Aim of the exercise: Retype only the lines running from the line that contains "Output the LaTeX" to the line that contains "radius=16pt, y radius=16.5pt];", inclusive, and leave the pictures behind.

Information supplied:

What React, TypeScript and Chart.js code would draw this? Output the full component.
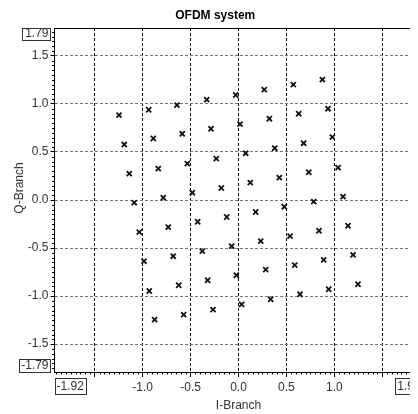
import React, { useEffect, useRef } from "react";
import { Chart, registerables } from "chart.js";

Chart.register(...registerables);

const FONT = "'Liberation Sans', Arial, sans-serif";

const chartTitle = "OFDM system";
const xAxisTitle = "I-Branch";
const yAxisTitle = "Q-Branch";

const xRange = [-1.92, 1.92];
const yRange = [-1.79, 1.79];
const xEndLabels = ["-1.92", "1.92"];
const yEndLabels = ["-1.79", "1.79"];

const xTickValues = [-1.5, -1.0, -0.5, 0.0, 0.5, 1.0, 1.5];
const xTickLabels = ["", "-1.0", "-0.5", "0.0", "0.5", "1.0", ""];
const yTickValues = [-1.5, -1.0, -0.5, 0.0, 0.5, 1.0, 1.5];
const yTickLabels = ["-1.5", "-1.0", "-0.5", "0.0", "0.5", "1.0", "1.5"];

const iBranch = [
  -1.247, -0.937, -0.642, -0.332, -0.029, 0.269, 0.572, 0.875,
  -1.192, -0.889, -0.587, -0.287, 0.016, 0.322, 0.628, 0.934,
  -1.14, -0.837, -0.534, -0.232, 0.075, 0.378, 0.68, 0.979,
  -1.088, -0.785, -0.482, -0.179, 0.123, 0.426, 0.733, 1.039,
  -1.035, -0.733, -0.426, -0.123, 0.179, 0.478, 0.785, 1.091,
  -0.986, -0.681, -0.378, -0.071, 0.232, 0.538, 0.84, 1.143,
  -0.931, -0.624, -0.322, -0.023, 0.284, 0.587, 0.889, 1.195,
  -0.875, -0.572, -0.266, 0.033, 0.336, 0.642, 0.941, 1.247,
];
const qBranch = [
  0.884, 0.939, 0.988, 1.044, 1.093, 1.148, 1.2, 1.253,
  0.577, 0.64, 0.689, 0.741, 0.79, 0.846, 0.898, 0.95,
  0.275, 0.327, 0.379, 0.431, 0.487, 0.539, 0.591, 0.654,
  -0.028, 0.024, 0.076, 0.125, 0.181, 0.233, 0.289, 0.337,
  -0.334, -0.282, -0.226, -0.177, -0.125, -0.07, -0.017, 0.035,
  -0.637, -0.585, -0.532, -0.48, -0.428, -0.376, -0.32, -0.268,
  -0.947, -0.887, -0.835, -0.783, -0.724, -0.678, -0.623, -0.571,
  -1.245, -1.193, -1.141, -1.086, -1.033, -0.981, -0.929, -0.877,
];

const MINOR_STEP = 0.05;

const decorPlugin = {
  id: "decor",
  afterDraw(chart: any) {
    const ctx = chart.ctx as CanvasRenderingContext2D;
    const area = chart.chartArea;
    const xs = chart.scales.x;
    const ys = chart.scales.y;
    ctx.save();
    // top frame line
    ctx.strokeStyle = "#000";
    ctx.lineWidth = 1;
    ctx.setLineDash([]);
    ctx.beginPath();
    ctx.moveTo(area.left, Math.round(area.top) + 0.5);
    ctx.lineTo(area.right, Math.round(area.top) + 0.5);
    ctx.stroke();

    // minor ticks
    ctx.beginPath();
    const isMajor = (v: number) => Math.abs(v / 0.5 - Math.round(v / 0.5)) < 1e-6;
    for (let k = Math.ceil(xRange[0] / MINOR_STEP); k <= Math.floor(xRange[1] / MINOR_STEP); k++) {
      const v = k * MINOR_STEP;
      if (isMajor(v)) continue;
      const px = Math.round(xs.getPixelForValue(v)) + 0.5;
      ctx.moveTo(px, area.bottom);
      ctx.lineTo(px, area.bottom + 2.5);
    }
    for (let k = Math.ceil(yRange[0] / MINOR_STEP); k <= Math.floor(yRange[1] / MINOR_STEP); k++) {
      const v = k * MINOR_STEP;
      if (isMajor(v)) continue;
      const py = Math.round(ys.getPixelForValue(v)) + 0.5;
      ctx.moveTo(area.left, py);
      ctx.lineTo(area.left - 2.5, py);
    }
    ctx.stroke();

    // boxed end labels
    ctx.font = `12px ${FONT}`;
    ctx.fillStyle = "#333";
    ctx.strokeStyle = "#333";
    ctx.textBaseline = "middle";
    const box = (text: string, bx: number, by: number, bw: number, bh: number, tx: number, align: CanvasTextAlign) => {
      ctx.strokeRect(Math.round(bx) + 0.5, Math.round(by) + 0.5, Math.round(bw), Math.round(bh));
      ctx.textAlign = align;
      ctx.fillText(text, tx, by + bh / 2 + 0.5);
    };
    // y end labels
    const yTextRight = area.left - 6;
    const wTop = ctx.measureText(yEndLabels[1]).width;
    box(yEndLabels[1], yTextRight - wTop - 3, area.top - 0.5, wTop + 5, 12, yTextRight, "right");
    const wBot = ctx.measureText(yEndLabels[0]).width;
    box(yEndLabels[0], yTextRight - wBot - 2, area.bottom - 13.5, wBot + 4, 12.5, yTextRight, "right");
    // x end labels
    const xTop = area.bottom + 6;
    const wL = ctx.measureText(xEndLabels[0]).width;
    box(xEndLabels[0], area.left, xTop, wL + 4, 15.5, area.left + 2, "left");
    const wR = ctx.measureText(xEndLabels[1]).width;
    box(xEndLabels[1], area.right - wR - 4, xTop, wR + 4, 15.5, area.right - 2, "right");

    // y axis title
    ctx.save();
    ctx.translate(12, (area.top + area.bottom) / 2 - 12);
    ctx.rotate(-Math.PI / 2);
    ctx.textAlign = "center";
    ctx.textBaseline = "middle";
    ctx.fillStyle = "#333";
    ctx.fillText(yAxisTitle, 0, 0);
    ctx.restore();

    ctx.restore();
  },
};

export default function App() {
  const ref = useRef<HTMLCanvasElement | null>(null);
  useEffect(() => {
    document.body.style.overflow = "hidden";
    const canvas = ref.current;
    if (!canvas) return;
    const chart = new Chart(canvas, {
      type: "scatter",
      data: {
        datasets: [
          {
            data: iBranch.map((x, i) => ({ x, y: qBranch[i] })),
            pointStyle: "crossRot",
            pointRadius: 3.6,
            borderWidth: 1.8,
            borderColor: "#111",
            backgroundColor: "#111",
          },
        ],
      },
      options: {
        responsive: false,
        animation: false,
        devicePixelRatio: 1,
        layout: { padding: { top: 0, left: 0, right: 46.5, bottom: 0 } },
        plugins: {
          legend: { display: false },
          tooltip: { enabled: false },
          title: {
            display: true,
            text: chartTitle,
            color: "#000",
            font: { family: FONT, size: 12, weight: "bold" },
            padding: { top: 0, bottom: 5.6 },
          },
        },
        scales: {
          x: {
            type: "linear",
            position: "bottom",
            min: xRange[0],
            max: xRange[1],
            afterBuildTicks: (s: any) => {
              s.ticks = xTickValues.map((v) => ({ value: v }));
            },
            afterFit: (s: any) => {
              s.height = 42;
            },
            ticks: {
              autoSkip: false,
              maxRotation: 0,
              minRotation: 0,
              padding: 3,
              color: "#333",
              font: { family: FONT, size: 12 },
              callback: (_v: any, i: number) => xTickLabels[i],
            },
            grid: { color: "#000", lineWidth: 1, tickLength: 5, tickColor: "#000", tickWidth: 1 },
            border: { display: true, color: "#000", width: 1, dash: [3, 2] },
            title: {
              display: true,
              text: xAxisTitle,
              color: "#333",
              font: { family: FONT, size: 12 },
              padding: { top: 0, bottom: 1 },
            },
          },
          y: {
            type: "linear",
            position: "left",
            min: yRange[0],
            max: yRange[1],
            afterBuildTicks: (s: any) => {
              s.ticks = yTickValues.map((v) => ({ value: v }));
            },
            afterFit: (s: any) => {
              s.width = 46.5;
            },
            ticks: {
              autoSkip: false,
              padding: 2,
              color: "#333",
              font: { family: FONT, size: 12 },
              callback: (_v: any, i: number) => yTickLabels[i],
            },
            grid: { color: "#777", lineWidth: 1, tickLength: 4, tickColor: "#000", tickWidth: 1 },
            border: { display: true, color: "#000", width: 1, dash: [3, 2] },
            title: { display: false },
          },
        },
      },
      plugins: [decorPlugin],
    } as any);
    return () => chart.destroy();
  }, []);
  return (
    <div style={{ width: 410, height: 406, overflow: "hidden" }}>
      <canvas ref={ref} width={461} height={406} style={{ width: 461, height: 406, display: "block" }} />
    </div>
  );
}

--

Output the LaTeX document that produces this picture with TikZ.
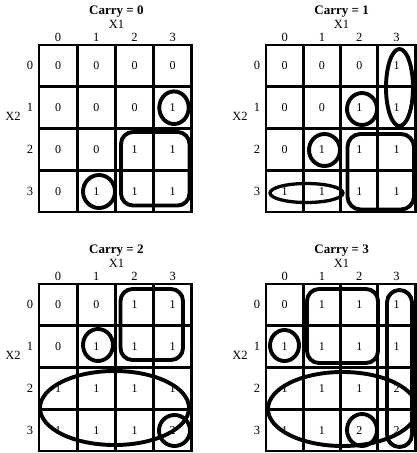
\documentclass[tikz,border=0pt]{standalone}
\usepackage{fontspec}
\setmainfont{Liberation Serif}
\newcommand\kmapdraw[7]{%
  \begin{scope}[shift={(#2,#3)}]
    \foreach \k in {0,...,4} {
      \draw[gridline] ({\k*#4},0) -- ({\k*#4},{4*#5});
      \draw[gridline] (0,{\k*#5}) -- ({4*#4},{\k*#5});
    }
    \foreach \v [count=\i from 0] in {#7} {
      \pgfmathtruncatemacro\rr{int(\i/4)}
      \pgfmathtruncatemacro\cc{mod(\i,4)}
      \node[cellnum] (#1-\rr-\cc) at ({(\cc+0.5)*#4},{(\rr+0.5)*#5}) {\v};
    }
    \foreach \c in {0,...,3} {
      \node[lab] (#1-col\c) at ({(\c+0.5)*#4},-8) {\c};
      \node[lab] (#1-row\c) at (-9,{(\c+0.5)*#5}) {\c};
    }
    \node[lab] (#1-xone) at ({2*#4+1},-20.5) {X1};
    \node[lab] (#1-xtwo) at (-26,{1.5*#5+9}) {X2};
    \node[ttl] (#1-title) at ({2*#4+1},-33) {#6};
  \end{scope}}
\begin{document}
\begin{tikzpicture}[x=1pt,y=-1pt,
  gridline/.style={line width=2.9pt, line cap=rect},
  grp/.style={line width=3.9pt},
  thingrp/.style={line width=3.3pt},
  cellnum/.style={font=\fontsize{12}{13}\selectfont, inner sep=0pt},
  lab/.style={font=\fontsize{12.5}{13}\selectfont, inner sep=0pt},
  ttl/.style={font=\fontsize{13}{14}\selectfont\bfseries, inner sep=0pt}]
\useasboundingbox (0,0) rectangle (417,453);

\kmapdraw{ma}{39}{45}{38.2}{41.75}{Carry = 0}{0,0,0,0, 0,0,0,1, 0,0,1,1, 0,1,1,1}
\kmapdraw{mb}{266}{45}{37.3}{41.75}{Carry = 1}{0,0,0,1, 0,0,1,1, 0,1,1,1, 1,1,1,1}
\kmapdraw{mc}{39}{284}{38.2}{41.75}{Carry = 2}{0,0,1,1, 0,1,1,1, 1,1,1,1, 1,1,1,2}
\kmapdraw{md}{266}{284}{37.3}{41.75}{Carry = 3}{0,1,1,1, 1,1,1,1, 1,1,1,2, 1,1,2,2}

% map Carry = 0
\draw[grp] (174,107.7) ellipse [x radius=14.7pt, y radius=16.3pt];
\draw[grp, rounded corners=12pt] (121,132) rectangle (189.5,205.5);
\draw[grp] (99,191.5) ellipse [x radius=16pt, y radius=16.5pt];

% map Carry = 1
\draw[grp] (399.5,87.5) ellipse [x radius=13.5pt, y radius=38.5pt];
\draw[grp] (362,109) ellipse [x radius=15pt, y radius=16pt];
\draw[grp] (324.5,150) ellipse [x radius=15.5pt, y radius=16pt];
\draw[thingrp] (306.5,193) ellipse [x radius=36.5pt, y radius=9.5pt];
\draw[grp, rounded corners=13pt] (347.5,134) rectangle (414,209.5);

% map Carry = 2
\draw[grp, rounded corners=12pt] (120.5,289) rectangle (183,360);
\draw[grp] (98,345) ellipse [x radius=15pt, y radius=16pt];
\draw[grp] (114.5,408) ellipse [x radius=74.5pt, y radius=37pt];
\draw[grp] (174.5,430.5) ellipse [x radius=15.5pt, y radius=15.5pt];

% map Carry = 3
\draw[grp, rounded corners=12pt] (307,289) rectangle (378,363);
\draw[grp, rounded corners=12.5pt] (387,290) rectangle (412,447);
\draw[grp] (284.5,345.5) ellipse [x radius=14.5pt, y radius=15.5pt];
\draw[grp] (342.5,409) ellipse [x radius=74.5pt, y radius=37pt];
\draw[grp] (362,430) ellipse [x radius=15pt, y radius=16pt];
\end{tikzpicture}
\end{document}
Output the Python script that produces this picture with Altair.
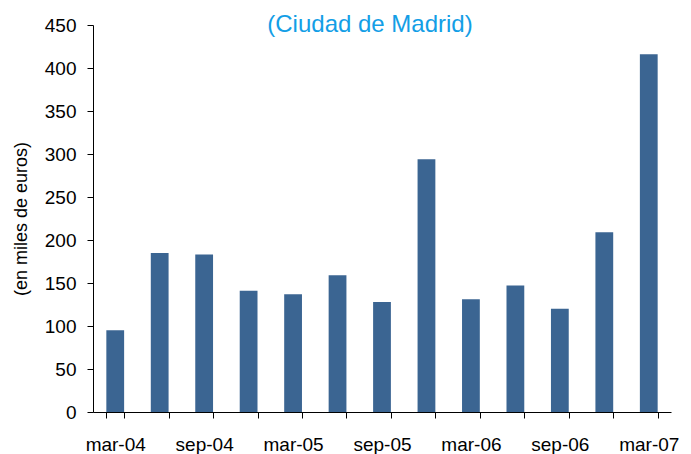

---

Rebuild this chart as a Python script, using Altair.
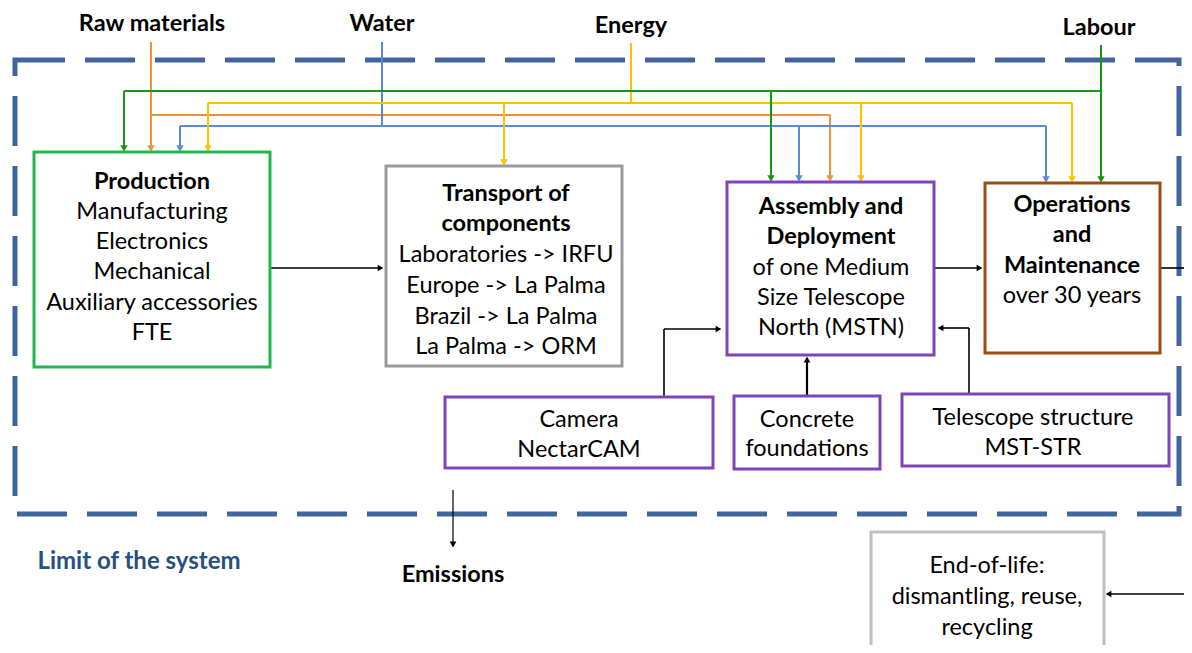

The completed task:
Output the LaTeX document that produces this picture with TikZ.
\documentclass[tikz,border=0pt]{standalone}
\usepackage{fontspec}
\setmainfont{Liberation Serif}
\newcommand\kmapdraw[7]{%
  \begin{scope}[shift={(#2,#3)}]
    \foreach \k in {0,...,4} {
      \draw[gridline] ({\k*#4},0) -- ({\k*#4},{4*#5});
      \draw[gridline] (0,{\k*#5}) -- ({4*#4},{\k*#5});
    }
    \foreach \v [count=\i from 0] in {#7} {
      \pgfmathtruncatemacro\rr{int(\i/4)}
      \pgfmathtruncatemacro\cc{mod(\i,4)}
      \node[cellnum] (#1-\rr-\cc) at ({(\cc+0.5)*#4},{(\rr+0.5)*#5}) {\v};
    }
    \foreach \c in {0,...,3} {
      \node[lab] (#1-col\c) at ({(\c+0.5)*#4},-8) {\c};
      \node[lab] (#1-row\c) at (-9,{(\c+0.5)*#5}) {\c};
    }
    \node[lab] (#1-xone) at ({2*#4+1},-20.5) {X1};
    \node[lab] (#1-xtwo) at (-26,{1.5*#5+9}) {X2};
    \node[ttl] (#1-title) at ({2*#4+1},-33) {#6};
  \end{scope}}
\begin{document}
\begin{tikzpicture}[x=1pt,y=-1pt,
  gridline/.style={line width=2.9pt, line cap=rect},
  grp/.style={line width=3.9pt},
  thingrp/.style={line width=3.3pt},
  cellnum/.style={font=\fontsize{12}{13}\selectfont, inner sep=0pt},
  lab/.style={font=\fontsize{12.5}{13}\selectfont, inner sep=0pt},
  ttl/.style={font=\fontsize{13}{14}\selectfont\bfseries, inner sep=0pt}]
\useasboundingbox (0,0) rectangle (417,453);

\kmapdraw{ma}{39}{45}{38.2}{41.75}{Carry = 0}{0,0,0,0, 0,0,0,1, 0,0,1,1, 0,1,1,1}
\kmapdraw{mb}{266}{45}{37.3}{41.75}{Carry = 1}{0,0,0,1, 0,0,1,1, 0,1,1,1, 1,1,1,1}
\kmapdraw{mc}{39}{284}{38.2}{41.75}{Carry = 2}{0,0,1,1, 0,1,1,1, 1,1,1,1, 1,1,1,2}
\kmapdraw{md}{266}{284}{37.3}{41.75}{Carry = 3}{0,1,1,1, 1,1,1,1, 1,1,1,2, 1,1,2,2}

% map Carry = 0
\draw[grp] (174,107.7) ellipse [x radius=14.7pt, y radius=16.3pt];
\draw[grp, rounded corners=12pt] (121,132) rectangle (189.5,205.5);
\draw[grp] (99,191.5) ellipse [x radius=16pt, y radius=16.5pt];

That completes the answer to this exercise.